I voluntarily reviewed an Advance Reader copy of this book.
I received an ARC copy of this collection of short stories from Chrystyna Lucyk-Berger and publisher Inktreks. Thank you both for sharing your hard work with me. I have read this novel of my own volition, and this review reflects my honest opinion of this work. I am pleased to recommend Chrystyna Lucyk-Berger to friends and family. She writes a story with heart and soul in every chapter. Now I must read her Reschen Valley Series.
I had only a vague idea that the people of Ukraine were so affected by WWII so early on. This book brings to us that time, those choices or lack thereof, the uncompromising horror of it all on the families, ordinary people, with the battle lines still so far to the east. People who watched their life, their history for many generations wilt and burn before their eyes. People who thought the Germans would help them escape the oppression of the Russians already suffered for years.

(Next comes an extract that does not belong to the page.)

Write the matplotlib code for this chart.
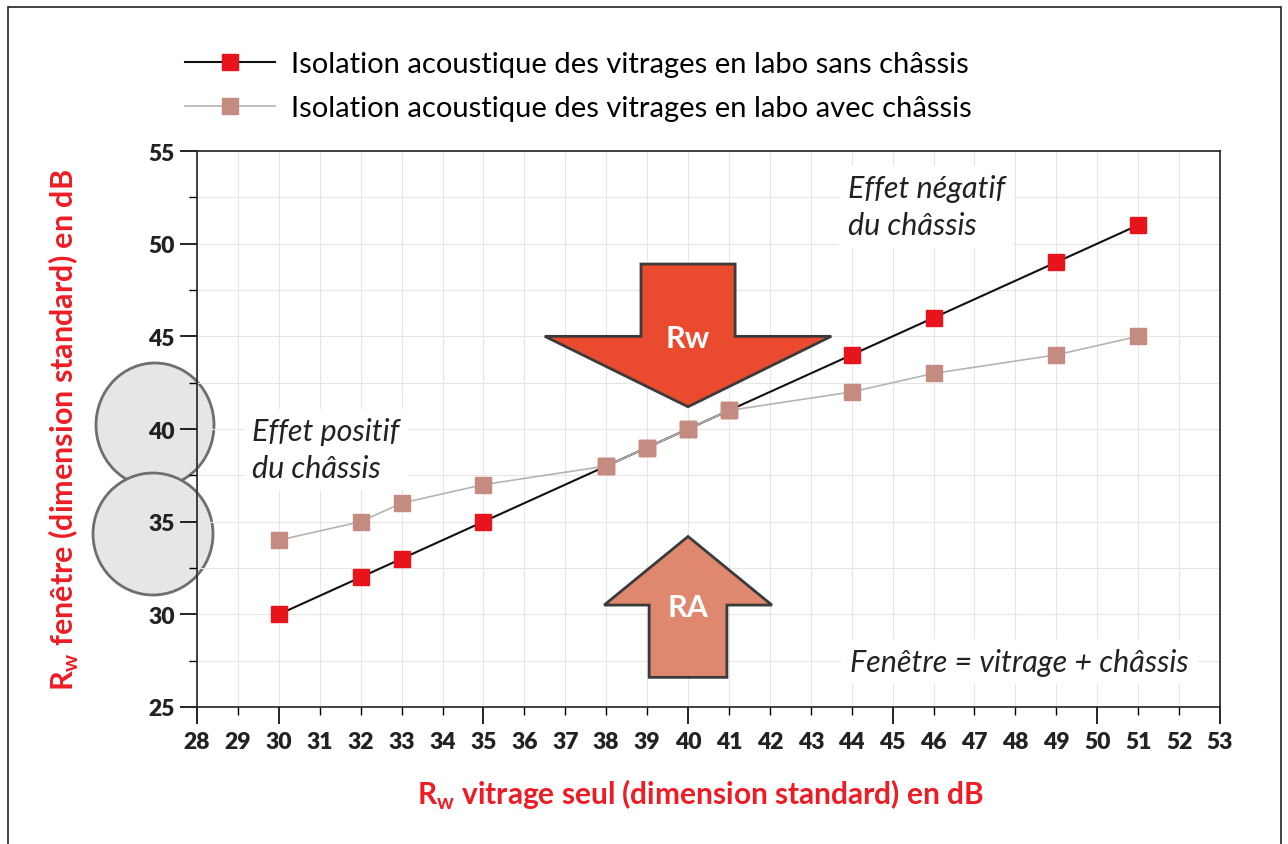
import numpy as np
import matplotlib.pyplot as plt
from matplotlib.patches import Ellipse, Polygon, Rectangle
from matplotlib.lines import Line2D
from matplotlib.ticker import MultipleLocator, FixedLocator

plt.rcParams['font.family'] = ['Lato', 'DejaVu Sans']

# data
rw_vitrage = [30, 32, 33, 35, 38, 39, 40, 41, 44, 46, 49, 51]
sans_chassis = [30, 32, 33, 35, 38, 39, 40, 41, 44, 46, 49, 51]
avec_chassis = [34, 35, 36, 37, 38, 39, 40, 41, 42, 43, 44, 45]
x_major = [28, 30, 35, 40, 45, 50, 53]
x_minor = [v for v in range(28, 54) if v not in x_major]
label_sans = 'Isolation acoustique des vitrages en labo sans châssis'
label_avec = 'Isolation acoustique des vitrages en labo avec châssis'
xlabel = r'R$_\mathregular{w}$ vitrage seul (dimension standard) en dB'
ylabel = r'R$_\mathregular{w}$ fenêtre (dimension standard) en dB'

red = '#e8141c'
brown = '#c48c80'
textred = '#ee1c25'

W, H = 1288, 845
fig = plt.figure(figsize=(12.88, 8.45), dpi=100)
ax = fig.add_axes([197/W, 1-708/H, (1220-197)/W, (708-152)/H])
ax.patch.set_alpha(0)

# circles around 40 and 35 tick labels
for cx, cy, w, h in [(155, 426, 118, 124), (153, 535, 120, 122)]:
    e = Ellipse((cx/W, 1-cy/H), w/W, h/H, transform=fig.transFigure,
                facecolor='#e6e6e8', edgecolor='#6e6e6e', lw=2, zorder=-1)
    fig.patches.append(e)

ax.set_xlim(28, 53)
ax.set_ylim(25, 55)
ax.set_xticks(x_major, [str(v) for v in x_major])
ax.set_xticks(x_minor, [str(v) for v in x_minor], minor=True)
ax.yaxis.set_major_locator(MultipleLocator(5))
ax.yaxis.set_minor_locator(MultipleLocator(2.5))
ax.tick_params(which='major', direction='out', length=12, width=1.2, labelsize=16.5)
ax.tick_params(which='minor', direction='out', length=6, width=1.0, labelsize=16.5)
ax.tick_params(axis='x', which='major', pad=5)
ax.tick_params(axis='x', which='minor', pad=11)
ax.tick_params(axis='y', which='both', pad=4)
for lab in (ax.get_xticklabels() + ax.get_xticklabels(minor=True)
            + ax.get_yticklabels()):
    lab.set_fontweight('heavy')
    lab.set_color('#222222')

ax.grid(True, which='both', color='#e6e6e6', lw=0.8, zorder=0)
ax.set_axisbelow(True)
for s in ax.spines.values():
    s.set_linewidth(1.2)
    s.set_color('#222222')

# arrows
rw_arrow = [(38.85, 48.9), (41.15, 48.9), (41.15, 45.0), (43.5, 45.0), (40, 41.2),
            (36.5, 45.0), (38.85, 45.0)]
ra_arrow = [(39.05, 26.6), (40.95, 26.6), (40.95, 30.5), (42.05, 30.5), (40, 34.2),
            (37.95, 30.5), (39.05, 30.5)]
ax.add_patch(Polygon(rw_arrow, closed=True, facecolor='#ea4a2e', edgecolor='#3a3a3a',
                     lw=2, zorder=2))
ax.add_patch(Polygon(ra_arrow, closed=True, facecolor='#e0876f', edgecolor='#3a3a3a',
                     lw=2, zorder=2))
ax.text(40, 44.9, 'Rw', color='white', fontsize=22, fontweight='bold',
        ha='center', va='center', zorder=3)
ax.text(40, 30.4, 'RA', color='white', fontsize=22, fontweight='bold',
        ha='center', va='center', zorder=3)

ax.plot(rw_vitrage, sans_chassis, color='#111111', lw=1.5, marker='s',
        markersize=12, markerfacecolor=red, markeredgecolor=red, zorder=4)
ax.plot(rw_vitrage, avec_chassis, color='#b4b4b4', lw=1.2, marker='s',
        markersize=12, markerfacecolor=brown, markeredgecolor=brown, zorder=5)

box = dict(facecolor='white', edgecolor='none', pad=6)
ax.text(43.9, 53.75, 'Effet négatif\ndu châssis', style='italic', fontsize=22,
        color='#222222', ha='left', va='top', linespacing=1.4, bbox=box, zorder=3)
ax.text(29.35, 40.65, 'Effet positif\ndu châssis', style='italic', fontsize=22,
        color='#222222', ha='left', va='top', linespacing=1.4, bbox=box, zorder=3)
ax.text(43.95, 27.45, 'Fenêtre = vitrage + châssis', style='italic', fontsize=22,
        color='#222222', ha='left', va='center', bbox=box, zorder=3)

fig.text(700/W, 1-795/H, xlabel, color=textred, fontsize=21.5, fontweight='bold',
         ha='center', va='center')
fig.text(64/W, 1-430/H, ylabel, color=textred, fontsize=22, fontweight='bold',
         ha='center', va='center', rotation=90)

handles = [Line2D([], [], color='#111111', lw=1.5, marker='s', markersize=12,
                  markerfacecolor=red, markeredgecolor=red),
           Line2D([], [], color='#b4b4b4', lw=1.2, marker='s', markersize=12,
                  markerfacecolor=brown, markeredgecolor=brown)]
fig.legend(handles, [label_sans, label_avec], loc='upper left',
           bbox_to_anchor=(185/W, 1-52/H), frameon=False, fontsize=21,
           handlelength=3.1, handletextpad=0.55, labelspacing=0.62,
           borderpad=0, borderaxespad=0)

fig.patches.append(Rectangle((8/W, -0.01), (1281-8)/W, 1.01-8/H, transform=fig.transFigure,
                             fill=False, edgecolor='#222222', lw=1.2))

fig.savefig('out.png', dpi=100)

Maybe the best part of this novel is the trailing chapters giving life to Lucyk-Berger’s immersion in family memories and intense research of the subjects involved. These stories break your heart. The closing information makes you angry for those left out of the history books. And anxiety when you see the cycle of oppression repeating in this day and age. Until you read something like this you forget that the Russians and Poles and Germans battled so intensely even before the first shot fired in what we acknowledge as WWII. Our vision of that war is contained, for the most part, in the war that WE fought. Half the world battled for years before Americans became physically involved. These stories are a blueprint for what is happening again in Ukraine and beyond. We cannot with a good conscious look away again.
I had the opportunity to read some excerpts from this book. I am not aware if the narratives in the book offered here are more complete than what I experienced. What I read was captivating and compelling–so much more than a historical account of the times. I felt as if I were there with the characters. I will be looking for more books by this author.